Contact rate is the share of orders in a period that generate at least one inbound customer-service contact across the brand’s support channels.
Pick orders or shipments and label it — same period can produce two different contact rates depending on the denominator.
The inverse — orders per contact — is the same number recast for capacity planning, the form a support-ops lead uses when staffing against ticket load (“one contact per N orders”).
The numerator has to cover the actual channel surface. Inbound contacts arrive over email, chat, phone, SMS, and social DMs; a brand counting only what one ticketing system ingests underreports whenever Instagram DMs, in-app chat, or a separate phone queue live in another tool. The number moves as much with how contacts are counted as with what customers do.
The denominator choice — orders versus shipments — is the other definitional fork. Orders matches commercial reporting and is the figure leadership already cites, which makes it the default for cross-functional reads. Shipments better isolates fulfillment-driven contacts (WISMO, damages, late deliveries) because a single order with three shipments generates three chances for a shipping-triggered contact. Pick one, label it on the dashboard, and don’t mix the two across teams — the same period can produce two different “contact rates” depending on which denominator the analyst pulled.
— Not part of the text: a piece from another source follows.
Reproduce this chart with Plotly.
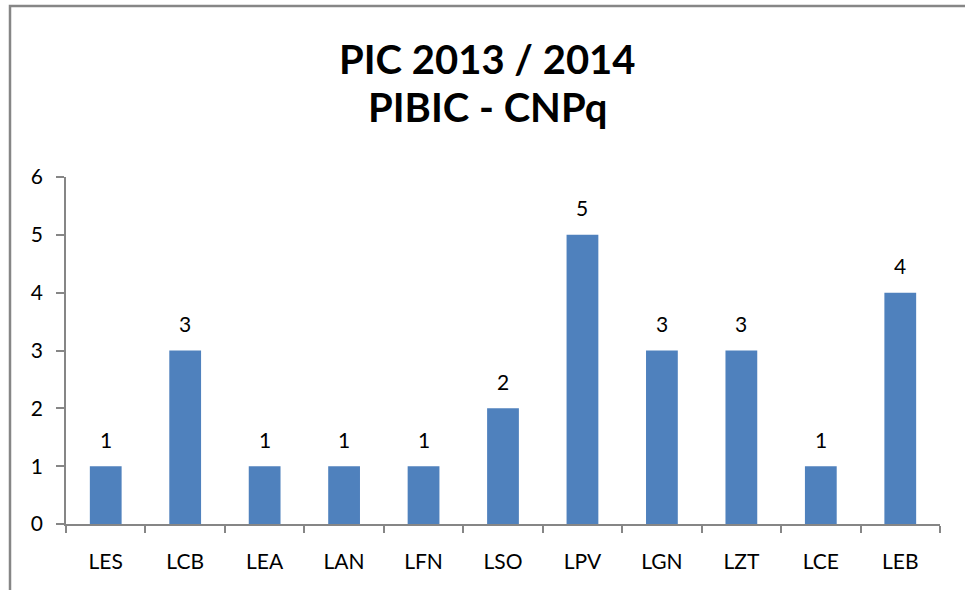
import plotly.graph_objects as go

categories = ["LES", "LCB", "LEA", "LAN", "LFN", "LSO", "LPV", "LGN", "LZT", "LCE", "LEB"]
values = [1, 3, 1, 1, 1, 2, 5, 3, 3, 1, 4]
title_lines = ["PIC 2013 / 2014", "PIBIC - CNPq"]

W, H = 965, 590
L, R, T, B = 66, 25, 177, 66
pw, ph = W - L - R, H - T - B

def px_x(x):
    return (x - L) / pw

def px_y(y):
    return (H - B - y) / ph

FONT = "Lato"
BAR = "#4F81BD"
AX = "#868686"

fig = go.Figure(go.Bar(x=categories, y=values, marker=dict(color=BAR, line=dict(width=0)), width=0.4))

for c, v in zip(categories, values):
    fig.add_annotation(x=c, y=v, text=str(v), showarrow=False, yanchor="middle", yshift=27,
                       font=dict(family=FONT, size=21, color="#000"))

fig.add_annotation(xref="paper", yref="paper", x=px_x(487), y=px_y(59), text="<b>%s</b>" % title_lines[0],
                   showarrow=False, xanchor="center", yanchor="middle", font=dict(family=FONT, size=40, color="#000"))
fig.add_annotation(xref="paper", yref="paper", x=px_x(487), y=px_y(107), text="<b>%s</b>" % title_lines[1],
                   showarrow=False, xanchor="center", yanchor="middle", font=dict(family=FONT, size=40, color="#000"))

x0, y0 = px_x(10), px_y(6)
fig.add_shape(type="path", xref="paper", yref="paper",
              path=f"M {x0},{px_y(600)} L {x0},{y0} L {px_x(975)},{y0}",
              line=dict(color=AX, width=2.5))

fig.update_layout(
    width=W, height=H, margin=dict(l=L, r=R, t=T, b=B),
    paper_bgcolor="white", plot_bgcolor="white", showlegend=False,
    font=dict(family=FONT, size=21, color="#000"),
)
fig.update_yaxes(range=[0, 6], dtick=1, showgrid=False, zeroline=False, showline=True, linecolor=AX, linewidth=1.5,
                 ticks="outside", ticklen=8, tickcolor=AX, tickwidth=1.5, ticklabelstandoff=9,
                 tickfont=dict(family=FONT, size=21))
fig.update_xaxes(showgrid=False, showline=True, linecolor=AX, linewidth=1.5, ticks="outside", tickson="boundaries",
                 ticklen=7, tickcolor=AX, tickwidth=1.5, ticklabelstandoff=18, tickfont=dict(family=FONT, size=21))

fig.write_html("out.html", config={"displayModeBar": False},
               post_script="document.body.style.margin='0';")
Gross and net are the next layer. Gross counts every inbound ticket; net deduplicates by order or customer, so one frustrated customer emailing three times about one delayed order counts once. Net is the truer signal of unique customer demand; gross is what the staffing model reads, because each touch consumes an agent’s time. Brands that report only gross tend to overstate “issue volume” — the numerator counts touches while the denominator counts orders.
Contact-reason mix shapes interpretation. For most DTC brands the largest single reason is WISMO (“where is my order”), followed by returns and exchanges, sizing and fit, and pre-purchase product questions. Category shifts the mix — apparel skews toward sizing, electronics toward pre-purchase product questions — so cross-brand benchmarks read as ranges, not as targets.
The reason WISMO dominates is also what makes contact rate useful beyond the CX dashboard: it moves with fulfillment health before the slower metrics do. A 3PL slipping on ship-by SLAs lifts WISMO volume within a day or two of the missed promise; the same slip shows up in return rate and refunds days or weeks later, once customers actually receive late or damaged product. That lead-time is the mechanism that ties contact rate to cost-of-CX: lower fulfillment SLA → more WISMO → higher contact rate → more support hours per order. Contact rate sits next to CSAT on most CX dashboards but reads a different axis — contact rate is the volume and cost lens, CSAT the quality lens — and the two move independently often enough that a brand can drive contact rate down while CSAT slides if the resolution path got worse.